* _EXERCISE PROMPT_:
Restate the data exactly as given and keep the pictures out.

* _DATA EXCERPT_:

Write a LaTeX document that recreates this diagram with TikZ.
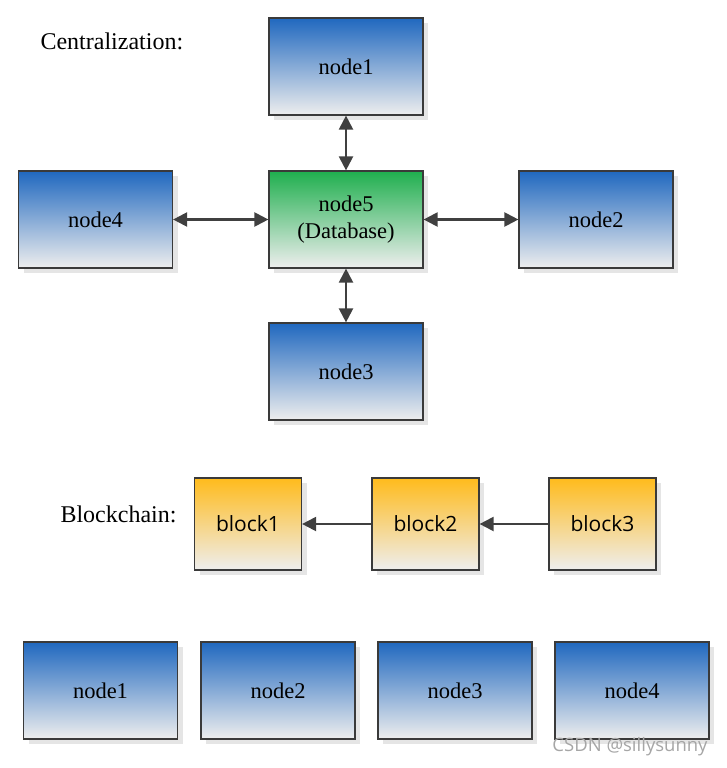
\documentclass[tikz,border=0pt]{standalone}
\usepackage{fontspec}
\setmainfont{Liberation Serif}
\newfontfamily\blockfont{Open Sans}
\usetikzlibrary{arrows.meta,shadows}
\definecolor{boxline}{HTML}{3A3A3A}
\definecolor{arrowgray}{HTML}{404040}
\definecolor{topblue}{HTML}{2068BF}
\definecolor{topgreen}{HTML}{1FAF4E}
\definecolor{toporange}{HTML}{FFBB1C}
\definecolor{bottomgray}{HTML}{EEEEEE}
\begin{document}
\begin{tikzpicture}[x=1pt,y=-1pt,
  box/.style={draw=boxline,line width=1.2pt,minimum width=154pt,minimum height=97pt,
    inner sep=0pt,top color=topblue,bottom color=bottomgray,
    drop shadow={shadow xshift=5pt,shadow yshift=-5pt,fill=gray!40,opacity=0.5},
    font=\fontsize{22.5}{27}\selectfont,align=center},
  dbbox/.style={box,top color=topgreen},
  blockbox/.style={box,minimum width=107pt,minimum height=92pt,top color=toporange,
    font=\blockfont\fontsize{21}{25}\selectfont},
  link/.style={draw=arrowgray,line width=2.2pt,{Triangle[length=14pt,width=14pt]}-{Triangle[length=14pt,width=14pt]}},
  chain/.style={draw=arrowgray,line width=2.2pt,-{Triangle[length=14pt,width=14pt]}},
  title/.style={anchor=west,font=\fontsize{24}{28}\selectfont}]
\useasboundingbox (0,0) rectangle (726,768);
% centralization
\node[title] (ctitle) at (37,41) {Centralization:};
\node[box] (c1) at (346,66.5) {node1};
\node[dbbox] (c5) at (346,219.5) {node5\\(Database)};
\node[box] (c4) at (95.5,219.5) {node4};
\node[box] (c2) at (596,219.5) {node2};
\node[box] (c3) at (346,371.5) {node3};
\draw[link] (c1) -- (c5);
\draw[link] (c4) -- (c5);
\draw[link] (c5) -- (c2);
\draw[link] (c5) -- (c3);
% blockchain
\node[title] (btitle) at (57,514) {Blockchain:};
\node[blockbox] (b1) at (248,524) {block1};
\node[blockbox] (b2) at (425.5,524) {block2};
\node[blockbox] (b3) at (602.5,524) {block3};
\draw[chain] (b2) -- (b1);
\draw[chain] (b3) -- (b2);
% peers
\node[box] (p1) at (100.5,690.5) {node1};
\node[box] (p2) at (278,690.5) {node2};
\node[box] (p3) at (455,690.5) {node3};
\node[box] (p4) at (632,690.5) {node4};
\node[text=gray!70,font=\blockfont\fontsize{18.5}{22}\selectfont] (mark) at (630,747) {CSDN @sillysunny};
\end{tikzpicture}
\end{document}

* _EXERCISE OUTPUT_:
Write a LaTeX document that recreates this diagram with TikZ.
\documentclass[tikz,border=0pt]{standalone}
\usepackage{fontspec}
\setmainfont{Liberation Serif}
\newfontfamily\blockfont{Open Sans}
\usetikzlibrary{arrows.meta,shadows}
\definecolor{boxline}{HTML}{3A3A3A}
\definecolor{arrowgray}{HTML}{404040}
\definecolor{topblue}{HTML}{2068BF}
\definecolor{topgreen}{HTML}{1FAF4E}
\definecolor{toporange}{HTML}{FFBB1C}
\definecolor{bottomgray}{HTML}{EEEEEE}
\begin{document}
\begin{tikzpicture}[x=1pt,y=-1pt,
  box/.style={draw=boxline,line width=1.2pt,minimum width=154pt,minimum height=97pt,
    inner sep=0pt,top color=topblue,bottom color=bottomgray,
    drop shadow={shadow xshift=5pt,shadow yshift=-5pt,fill=gray!40,opacity=0.5},
    font=\fontsize{22.5}{27}\selectfont,align=center},
  dbbox/.style={box,top color=topgreen},
  blockbox/.style={box,minimum width=107pt,minimum height=92pt,top color=toporange,
    font=\blockfont\fontsize{21}{25}\selectfont},
  link/.style={draw=arrowgray,line width=2.2pt,{Triangle[length=14pt,width=14pt]}-{Triangle[length=14pt,width=14pt]}},
  chain/.style={draw=arrowgray,line width=2.2pt,-{Triangle[length=14pt,width=14pt]}},
  title/.style={anchor=west,font=\fontsize{24}{28}\selectfont}]
\useasboundingbox (0,0) rectangle (726,768);
% centralization
\node[title] (ctitle) at (37,41) {Centralization:};
\node[box] (c1) at (346,66.5) {node1};
\node[dbbox] (c5) at (346,219.5) {node5\\(Database)};
\node[box] (c4) at (95.5,219.5) {node4};
\node[box] (c2) at (596,219.5) {node2};
\node[box] (c3) at (346,371.5) {node3};
\draw[link] (c1) -- (c5);
\draw[link] (c4) -- (c5);
\draw[link] (c5) -- (c2);
\draw[link] (c5) -- (c3);
% blockchain
\node[title] (btitle) at (57,514) {Blockchain:};
\node[blockbox] (b1) at (248,524) {block1};
\node[blockbox] (b2) at (425.5,524) {block2};
\node[blockbox] (b3) at (602.5,524) {block3};
\draw[chain] (b2) -- (b1);
\draw[chain] (b3) -- (b2);
% peers
\node[box] (p1) at (100.5,690.5) {node1};
\node[box] (p2) at (278,690.5) {node2};
\node[box] (p3) at (455,690.5) {node3};
\node[box] (p4) at (632,690.5) {node4};
\node[text=gray!70,font=\blockfont\fontsize{18.5}{22}\selectfont] (mark) at (630,747) {CSDN @sillysunny};
\end{tikzpicture}
\end{document}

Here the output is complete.